The wife asked me to drop by the store this evening and pick up a gallon of milk and some cheese slices, the latter for the hamburgers she plans to cook tomorrow. So I hobbled my way into the store — my knee surgery was only a week ago and the knee is still pretty weak, but I’m managing to get around — and when I reached the fridge with the Kraft American Singles in it I had to decide if I wanted 16 slices or 24. Now this is pretty basic cheese we’re dealing with and the only difference between the two packages was the number of slices with one having an extra 8 in it. There’s not a lot else to base the purchase decision on.
Or so I thought.
Turns out there was one other thing to consider and that was the price. There’s quite a difference in cost between 16 and 24 slices of Kraft American Singles. You see, the price for 16 slices was $2.49 and the price for 24 slices is $4.89. That’s nearly a doubling of the cost for only half as much extra cheese. If I were to buy two 16 packs I’d spend $4.98 and I’d have 32 slices of cheese so why was the 24 slice package priced a mere 9¢ cheaper?

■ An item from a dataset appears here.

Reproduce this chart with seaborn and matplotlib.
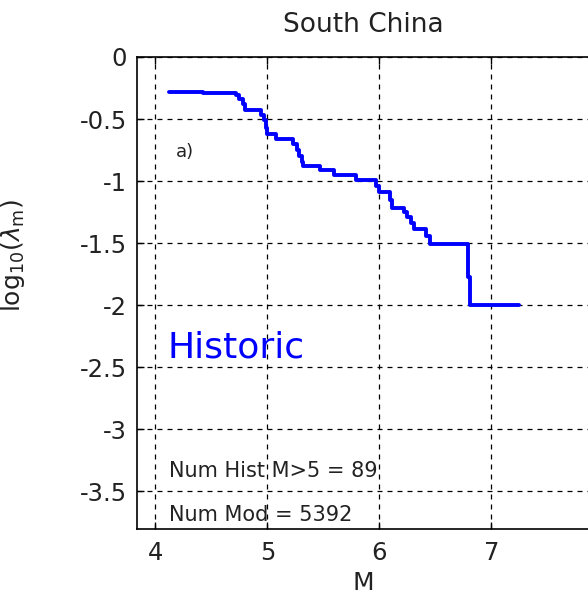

Was there something particularly amazing about those extra eight slices that justified nearly doubling the price over the 16 slice package? Had they been hand dipped in cognac or cocaine prior to packaging? Did they come with a secret decoder ring? Were they simply more cheesier than the first 16 slices? What the fucking fuck?
My guess is they were counting on folks to look more closely at the number of slices than at the cost of the slices themselves. At $2.49 for 16 slices you’re paying around 16¢ a slice and at $4.89 for 24 slices that price per slice jumps to 20¢. Ah, but you only have to carry one item to have 24 instead of two items to have 32. I guess that 4¢ difference in the cost of slices was for the convenience factor.
It probably says something that I sat down and calculated all of that out. Or that it was obvious enough to me while standing in the store that I paused long enough to be boggled by the audacity of it. I don’t often notice such things, but when I do I’m always amazed by it.